O geofísico Ruy Bruno Bacelar de Oliveira, atualmente um dos maiores especialistas do País no assunto – autor dos livros “Meu encontro com Canudos” e “De caldeirão a pau de colher: a guerra dos caceteiros” – foi mais longe. Viu, nessa rebelião dos “humilhados e ofendidos” do sertão, comandada por Antônio Vicente Mendes Maciel, uma tentativa de implantar uma sociedade utópica em pleno interior baiano. Em entrevista que concedeu em maio de 1991 à revista “Raízes da Bahia”, afirmou: “Conselheiro estabeleceu uma comunidade de natureza socialista, baseada nos anseios das massas camponesas, mas influenciado, também, pelas idéias do cristianismo primitivo e, possivelmente, pela ‘utopia’ de Thomas Morus. Então, era um sistema socialista, em plena caatinga nordestina”.
O mais completo livro que li sobre o episódio, evidentemente, foi “Os Sertões”, de Euclides da Cunha. Mas não foi o primeiro e nem o último. E sequer o mais agradável de ler, dada a complexidade do estilo do autor e o detalhamento que ele faz da questão, que se constitui num verdadeiro tratado antropológico, sociológico, político, militar etc. É um livro para ser estudado, lido fazendo-se anotações, e não de um único sopro, como se faz, por exemplo, com os de contos, novelas ou romances fluentes. Apesar de todo o seu rigor, porém, o engenheiro e escritor fluminense toma partido: o das supostas “forças da ordem e da legalidade”, evidentemente. Não consegue manter a eqüidistância exigida, por exemplo, do historiador (o que ele não era).
Mas o mais agradável livro que li sobre Canudos (e li mais de 30), foi “A guerra do fim do mundo”, do peruano Jorge Mário Pedro Vargas Llosa. Seu lançamento, no Brasil, ocorreu em 1981, pela Livraria Francisco Alves Editora S.A. Em 553 páginas, sem fugir em momento algum do rigor dos fatos, o escritor mistura ficção e realidade, para descrever a que foi, provavelmente, a mais estranha e mal-compreendida epopéia ocorrida mo Novo Mundo. Classifica esse episódio – ele sim sem tomar partido – de “o grande mal-entendido nacional”, que é, ao que tudo indica, o que de fato ocorreu.

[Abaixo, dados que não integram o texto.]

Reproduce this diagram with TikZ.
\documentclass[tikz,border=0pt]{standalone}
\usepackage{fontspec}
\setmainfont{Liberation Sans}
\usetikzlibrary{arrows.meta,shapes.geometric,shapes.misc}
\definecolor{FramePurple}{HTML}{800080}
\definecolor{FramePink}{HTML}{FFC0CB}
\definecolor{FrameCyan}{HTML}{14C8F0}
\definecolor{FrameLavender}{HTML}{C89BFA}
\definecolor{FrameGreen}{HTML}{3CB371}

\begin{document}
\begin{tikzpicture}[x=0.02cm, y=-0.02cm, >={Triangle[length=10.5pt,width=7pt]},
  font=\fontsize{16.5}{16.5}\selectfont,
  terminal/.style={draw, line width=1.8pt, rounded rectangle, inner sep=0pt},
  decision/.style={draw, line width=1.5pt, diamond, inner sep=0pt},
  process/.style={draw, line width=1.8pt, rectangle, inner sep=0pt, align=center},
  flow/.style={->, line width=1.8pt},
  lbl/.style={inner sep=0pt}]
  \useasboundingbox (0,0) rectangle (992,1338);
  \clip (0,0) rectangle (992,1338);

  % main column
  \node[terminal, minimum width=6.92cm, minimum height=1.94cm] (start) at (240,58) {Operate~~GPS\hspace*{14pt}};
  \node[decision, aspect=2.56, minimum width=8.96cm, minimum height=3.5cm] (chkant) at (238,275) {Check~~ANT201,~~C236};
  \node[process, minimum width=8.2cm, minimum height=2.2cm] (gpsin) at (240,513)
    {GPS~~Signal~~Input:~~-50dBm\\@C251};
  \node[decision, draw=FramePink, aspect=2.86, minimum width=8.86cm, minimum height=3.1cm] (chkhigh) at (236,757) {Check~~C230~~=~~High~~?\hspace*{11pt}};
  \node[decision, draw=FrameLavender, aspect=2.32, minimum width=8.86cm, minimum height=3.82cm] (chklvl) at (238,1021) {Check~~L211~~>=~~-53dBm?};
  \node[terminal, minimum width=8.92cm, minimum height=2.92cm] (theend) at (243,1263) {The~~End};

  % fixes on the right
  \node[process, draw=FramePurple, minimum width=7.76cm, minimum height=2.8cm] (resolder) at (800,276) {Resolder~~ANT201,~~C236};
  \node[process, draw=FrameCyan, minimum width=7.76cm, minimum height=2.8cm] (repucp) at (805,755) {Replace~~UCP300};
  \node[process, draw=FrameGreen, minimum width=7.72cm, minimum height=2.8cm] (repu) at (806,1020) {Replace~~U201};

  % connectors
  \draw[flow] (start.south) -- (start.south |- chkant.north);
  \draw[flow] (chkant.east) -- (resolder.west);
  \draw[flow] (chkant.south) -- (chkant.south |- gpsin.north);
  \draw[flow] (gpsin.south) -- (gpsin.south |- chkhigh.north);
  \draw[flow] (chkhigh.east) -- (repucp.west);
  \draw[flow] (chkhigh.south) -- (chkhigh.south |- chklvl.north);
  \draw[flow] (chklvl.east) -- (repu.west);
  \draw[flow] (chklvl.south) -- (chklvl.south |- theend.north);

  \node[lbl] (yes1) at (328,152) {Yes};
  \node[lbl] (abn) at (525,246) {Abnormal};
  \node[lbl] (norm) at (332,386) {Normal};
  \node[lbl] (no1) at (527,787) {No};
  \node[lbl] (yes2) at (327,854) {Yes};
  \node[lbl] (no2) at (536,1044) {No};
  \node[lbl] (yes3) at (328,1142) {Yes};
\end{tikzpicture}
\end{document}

Tinha que ser alguém de fora do Brasil para enxergar, com o distanciamento exigido do historiador (embora sem sê-lo), o que aconteceu naqueles ermos sertões baianos! Vargas Llosa coloca, lado a lado, com precisão e maestria, personagens reais, históricos – como os irmãos Vilanova, os jagunços Pedrão, Pajeú e João Grande, entre outros – e fictícios, criados por sua fértil imaginação, mas verossímeis, com fisionomias, costumes, falas e comportamentos dos sertanejos de então. Entre estes, os principais são Maria Quadrado, o Leão de Natuba, o frenólogo Galileu Gall e o jornalista míope, da boca de quem o leitor toma conhecimento do massacre de Canudos.

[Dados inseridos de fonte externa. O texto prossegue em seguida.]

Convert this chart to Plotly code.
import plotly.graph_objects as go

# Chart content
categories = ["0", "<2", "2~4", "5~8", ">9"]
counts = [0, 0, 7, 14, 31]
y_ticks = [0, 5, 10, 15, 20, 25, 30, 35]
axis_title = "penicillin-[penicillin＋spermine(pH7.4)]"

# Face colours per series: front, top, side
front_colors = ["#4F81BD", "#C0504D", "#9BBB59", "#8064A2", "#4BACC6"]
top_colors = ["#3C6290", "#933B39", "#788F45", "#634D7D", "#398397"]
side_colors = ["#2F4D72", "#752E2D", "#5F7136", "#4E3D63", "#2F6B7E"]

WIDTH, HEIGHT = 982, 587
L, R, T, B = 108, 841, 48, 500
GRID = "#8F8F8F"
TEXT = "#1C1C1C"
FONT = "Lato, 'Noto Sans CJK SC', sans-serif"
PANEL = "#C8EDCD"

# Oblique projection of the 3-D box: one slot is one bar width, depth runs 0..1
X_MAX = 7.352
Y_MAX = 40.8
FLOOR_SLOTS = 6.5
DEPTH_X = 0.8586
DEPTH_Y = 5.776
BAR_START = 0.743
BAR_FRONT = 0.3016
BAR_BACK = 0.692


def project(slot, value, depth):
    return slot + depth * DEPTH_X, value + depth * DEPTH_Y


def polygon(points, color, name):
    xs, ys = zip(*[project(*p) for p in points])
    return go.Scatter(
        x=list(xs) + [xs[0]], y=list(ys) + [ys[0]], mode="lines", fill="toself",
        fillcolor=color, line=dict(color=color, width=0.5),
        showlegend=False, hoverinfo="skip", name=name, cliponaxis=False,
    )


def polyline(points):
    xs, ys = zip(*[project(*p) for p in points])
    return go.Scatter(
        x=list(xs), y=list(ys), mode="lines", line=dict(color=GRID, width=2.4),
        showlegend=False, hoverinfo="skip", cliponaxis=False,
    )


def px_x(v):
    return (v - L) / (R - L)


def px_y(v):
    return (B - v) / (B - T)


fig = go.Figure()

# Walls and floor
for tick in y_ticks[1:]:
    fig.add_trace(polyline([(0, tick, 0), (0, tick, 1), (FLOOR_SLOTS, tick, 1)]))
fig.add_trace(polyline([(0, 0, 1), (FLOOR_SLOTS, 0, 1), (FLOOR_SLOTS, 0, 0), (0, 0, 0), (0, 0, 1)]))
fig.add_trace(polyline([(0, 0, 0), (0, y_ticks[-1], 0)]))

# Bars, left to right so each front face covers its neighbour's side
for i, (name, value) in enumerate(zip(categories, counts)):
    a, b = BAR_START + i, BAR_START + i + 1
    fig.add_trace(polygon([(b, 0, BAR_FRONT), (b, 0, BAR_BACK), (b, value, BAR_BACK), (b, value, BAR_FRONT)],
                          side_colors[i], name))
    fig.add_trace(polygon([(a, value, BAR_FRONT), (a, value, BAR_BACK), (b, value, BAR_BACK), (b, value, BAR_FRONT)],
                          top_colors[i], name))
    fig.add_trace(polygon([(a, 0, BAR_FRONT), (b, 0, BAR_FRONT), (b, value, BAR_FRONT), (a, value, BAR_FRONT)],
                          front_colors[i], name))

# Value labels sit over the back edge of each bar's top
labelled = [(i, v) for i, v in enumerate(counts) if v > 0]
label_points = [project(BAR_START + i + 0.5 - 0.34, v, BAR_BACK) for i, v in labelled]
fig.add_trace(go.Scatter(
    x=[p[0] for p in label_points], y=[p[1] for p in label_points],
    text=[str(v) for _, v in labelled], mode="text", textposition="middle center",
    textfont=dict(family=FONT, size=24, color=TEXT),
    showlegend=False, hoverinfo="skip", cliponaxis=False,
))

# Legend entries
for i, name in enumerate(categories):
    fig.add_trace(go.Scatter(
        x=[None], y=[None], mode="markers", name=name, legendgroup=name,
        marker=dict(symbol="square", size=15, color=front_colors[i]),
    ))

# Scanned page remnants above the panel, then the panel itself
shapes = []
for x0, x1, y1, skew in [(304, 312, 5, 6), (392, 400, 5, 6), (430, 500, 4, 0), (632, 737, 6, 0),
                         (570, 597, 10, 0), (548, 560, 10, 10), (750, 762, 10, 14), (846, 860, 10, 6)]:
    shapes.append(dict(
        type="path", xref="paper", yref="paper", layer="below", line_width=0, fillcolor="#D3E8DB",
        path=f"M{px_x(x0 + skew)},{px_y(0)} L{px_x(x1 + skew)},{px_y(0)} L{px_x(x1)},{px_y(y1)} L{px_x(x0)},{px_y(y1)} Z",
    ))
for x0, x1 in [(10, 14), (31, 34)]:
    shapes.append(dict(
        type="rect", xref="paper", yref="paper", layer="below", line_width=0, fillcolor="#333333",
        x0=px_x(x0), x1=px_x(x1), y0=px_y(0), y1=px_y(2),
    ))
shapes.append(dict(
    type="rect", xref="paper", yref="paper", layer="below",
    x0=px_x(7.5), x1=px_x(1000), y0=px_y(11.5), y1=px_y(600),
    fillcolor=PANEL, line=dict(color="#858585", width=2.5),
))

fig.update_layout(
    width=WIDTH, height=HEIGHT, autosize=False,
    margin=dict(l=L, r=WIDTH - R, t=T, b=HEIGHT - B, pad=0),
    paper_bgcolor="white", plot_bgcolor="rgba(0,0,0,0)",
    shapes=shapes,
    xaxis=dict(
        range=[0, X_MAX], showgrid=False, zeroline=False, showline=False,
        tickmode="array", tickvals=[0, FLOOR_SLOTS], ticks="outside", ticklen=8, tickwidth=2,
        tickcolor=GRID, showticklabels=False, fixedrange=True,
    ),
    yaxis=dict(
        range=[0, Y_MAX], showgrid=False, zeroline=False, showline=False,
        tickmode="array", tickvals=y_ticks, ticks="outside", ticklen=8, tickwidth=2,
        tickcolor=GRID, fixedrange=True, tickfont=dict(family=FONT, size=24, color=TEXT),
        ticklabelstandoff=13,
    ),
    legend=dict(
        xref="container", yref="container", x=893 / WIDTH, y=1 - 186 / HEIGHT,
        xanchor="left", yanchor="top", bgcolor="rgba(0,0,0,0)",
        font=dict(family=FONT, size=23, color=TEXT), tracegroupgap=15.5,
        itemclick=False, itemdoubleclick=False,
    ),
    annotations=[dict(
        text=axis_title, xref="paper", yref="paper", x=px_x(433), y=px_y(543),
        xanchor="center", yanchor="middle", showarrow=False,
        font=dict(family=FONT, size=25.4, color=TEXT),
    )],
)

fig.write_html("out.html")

A linguagem é ágil, viva, dinâmica, mas coloquial. O enredo flui, espontâneo, com naturalidade, e apesar da extensão do romance, o leitor não consegue, por mais que queira, interromper a leitura – tamanha é a capacidade do autor de prender as pessoas – que faz, num só sopro, até a última página. É, sem favor algum, obra-prima da rica literatura latino-americana. E escrita por quem tem currículo, cancha, pedigree. Afinal, Vargas Llosa conta com extensa, sólida e premiadíssima obra, autor que é de best-sellers como “Conversa na catedral”, “Pantaleão e as visitadoras”, “História de Mayta”, “O falador”, “A casa verde”, e mais uns vinte outros sucessos editoriais, nos gêneros romance, conto, novela, ensaio e peça teatral.

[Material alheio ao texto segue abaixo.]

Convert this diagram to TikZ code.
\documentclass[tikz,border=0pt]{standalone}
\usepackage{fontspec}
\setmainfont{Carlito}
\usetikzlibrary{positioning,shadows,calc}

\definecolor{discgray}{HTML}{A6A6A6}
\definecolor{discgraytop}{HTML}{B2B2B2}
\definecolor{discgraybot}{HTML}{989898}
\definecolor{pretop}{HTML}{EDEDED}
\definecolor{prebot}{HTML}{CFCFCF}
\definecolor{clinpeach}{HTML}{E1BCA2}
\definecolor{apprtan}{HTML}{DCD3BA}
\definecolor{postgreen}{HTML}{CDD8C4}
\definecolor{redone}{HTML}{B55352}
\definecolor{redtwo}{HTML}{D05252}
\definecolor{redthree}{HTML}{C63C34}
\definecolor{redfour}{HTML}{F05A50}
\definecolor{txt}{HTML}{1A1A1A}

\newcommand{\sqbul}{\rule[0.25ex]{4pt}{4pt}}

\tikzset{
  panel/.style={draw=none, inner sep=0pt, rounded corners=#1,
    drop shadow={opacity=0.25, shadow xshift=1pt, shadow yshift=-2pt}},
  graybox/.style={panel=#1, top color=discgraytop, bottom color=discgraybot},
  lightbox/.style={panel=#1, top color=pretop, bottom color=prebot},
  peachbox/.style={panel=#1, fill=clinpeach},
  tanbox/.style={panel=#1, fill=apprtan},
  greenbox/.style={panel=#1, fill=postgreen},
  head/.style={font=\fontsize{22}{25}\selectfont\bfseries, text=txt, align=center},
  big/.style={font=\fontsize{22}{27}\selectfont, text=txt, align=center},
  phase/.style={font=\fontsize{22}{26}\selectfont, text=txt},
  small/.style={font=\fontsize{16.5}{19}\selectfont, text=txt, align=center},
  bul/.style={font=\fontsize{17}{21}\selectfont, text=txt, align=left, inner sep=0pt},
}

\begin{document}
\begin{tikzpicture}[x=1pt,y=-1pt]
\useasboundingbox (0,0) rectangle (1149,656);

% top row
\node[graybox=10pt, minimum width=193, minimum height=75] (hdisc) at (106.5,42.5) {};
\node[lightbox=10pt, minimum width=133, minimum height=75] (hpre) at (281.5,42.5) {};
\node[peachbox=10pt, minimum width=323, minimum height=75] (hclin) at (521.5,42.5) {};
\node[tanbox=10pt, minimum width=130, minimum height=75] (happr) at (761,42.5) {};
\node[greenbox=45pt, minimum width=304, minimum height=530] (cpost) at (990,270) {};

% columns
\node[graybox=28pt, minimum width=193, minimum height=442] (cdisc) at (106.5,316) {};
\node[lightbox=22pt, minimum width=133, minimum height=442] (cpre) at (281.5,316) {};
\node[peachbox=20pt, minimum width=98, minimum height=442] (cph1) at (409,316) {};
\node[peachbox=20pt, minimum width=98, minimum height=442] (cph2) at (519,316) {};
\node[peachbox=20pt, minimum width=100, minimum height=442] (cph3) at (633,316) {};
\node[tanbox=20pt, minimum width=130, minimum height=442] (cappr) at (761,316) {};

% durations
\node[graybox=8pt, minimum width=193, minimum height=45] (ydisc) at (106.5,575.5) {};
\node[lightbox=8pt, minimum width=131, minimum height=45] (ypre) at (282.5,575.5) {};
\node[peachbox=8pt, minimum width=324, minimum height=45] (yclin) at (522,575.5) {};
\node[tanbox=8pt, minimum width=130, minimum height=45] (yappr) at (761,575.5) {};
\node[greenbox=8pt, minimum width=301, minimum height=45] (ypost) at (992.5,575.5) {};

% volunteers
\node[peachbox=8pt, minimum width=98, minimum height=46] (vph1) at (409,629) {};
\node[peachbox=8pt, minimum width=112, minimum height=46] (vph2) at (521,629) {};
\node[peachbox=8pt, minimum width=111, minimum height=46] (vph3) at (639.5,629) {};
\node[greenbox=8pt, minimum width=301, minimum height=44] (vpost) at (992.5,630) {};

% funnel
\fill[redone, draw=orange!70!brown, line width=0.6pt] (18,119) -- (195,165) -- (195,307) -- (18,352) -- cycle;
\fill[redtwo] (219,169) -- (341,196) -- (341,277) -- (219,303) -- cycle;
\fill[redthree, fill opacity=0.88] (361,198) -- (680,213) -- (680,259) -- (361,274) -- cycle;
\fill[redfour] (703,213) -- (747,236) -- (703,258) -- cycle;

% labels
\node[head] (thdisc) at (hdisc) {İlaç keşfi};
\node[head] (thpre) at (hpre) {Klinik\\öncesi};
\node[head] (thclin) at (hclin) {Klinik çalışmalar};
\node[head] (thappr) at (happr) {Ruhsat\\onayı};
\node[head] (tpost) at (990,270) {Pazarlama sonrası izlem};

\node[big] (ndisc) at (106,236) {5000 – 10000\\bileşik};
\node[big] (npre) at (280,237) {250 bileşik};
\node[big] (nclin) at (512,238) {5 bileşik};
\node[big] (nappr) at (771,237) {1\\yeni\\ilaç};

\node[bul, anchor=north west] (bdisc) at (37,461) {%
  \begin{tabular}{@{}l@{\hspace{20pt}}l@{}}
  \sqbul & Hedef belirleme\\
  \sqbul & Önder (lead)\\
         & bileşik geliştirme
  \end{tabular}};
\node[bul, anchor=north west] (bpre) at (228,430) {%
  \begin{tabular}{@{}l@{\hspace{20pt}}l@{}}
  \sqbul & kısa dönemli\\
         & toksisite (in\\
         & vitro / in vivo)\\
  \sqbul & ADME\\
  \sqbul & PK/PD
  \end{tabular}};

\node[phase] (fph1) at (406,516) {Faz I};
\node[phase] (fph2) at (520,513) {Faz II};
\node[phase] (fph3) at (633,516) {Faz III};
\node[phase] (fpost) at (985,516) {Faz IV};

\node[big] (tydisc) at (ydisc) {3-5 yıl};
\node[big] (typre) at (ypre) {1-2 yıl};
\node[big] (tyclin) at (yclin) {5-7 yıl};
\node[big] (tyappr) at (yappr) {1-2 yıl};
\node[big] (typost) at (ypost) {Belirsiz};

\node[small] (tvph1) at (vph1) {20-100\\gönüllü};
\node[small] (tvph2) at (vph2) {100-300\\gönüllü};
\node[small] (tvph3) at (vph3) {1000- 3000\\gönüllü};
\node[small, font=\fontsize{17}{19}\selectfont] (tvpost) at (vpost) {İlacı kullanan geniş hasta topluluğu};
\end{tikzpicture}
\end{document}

“A guerra do fim do mundo” torna-se, dessa forma, leitura quase que obrigatória neste ano em que se completam 110 anos desse episódio que, reitero, ainda hoje não é bem-compreendido e que ainda não foi “digerido” por nossa intelectualidade. Seria o caso de alguma editora de visão providenciar seu relançamento. A edição original brasileira conta com a tradução de Remy Gorga Filho e tem a seguinte dedicatória do autor: “A Euclides da Cunha, no outro mundo; e, neste mundo, a Nélida Piñon”. Original, sem dúvida, como o próprio romance histórico deste que é um dos mais completos escritores contemporâneos em todo o mundo.

1 comment:

Unknown said...

Boa noite. Meu nome é Ana Carolina e sou estudante de História. Gostei muito do seu texto, que trata do assunto que pretendo abordar em meu trabalho de conclusão de curso daqui a alguns meses.Acho extremamente interessante o florescimento de tal civilização e seus ideários de igualdade e também de como foi impiedosamente destruída. Obrigada pela leitura!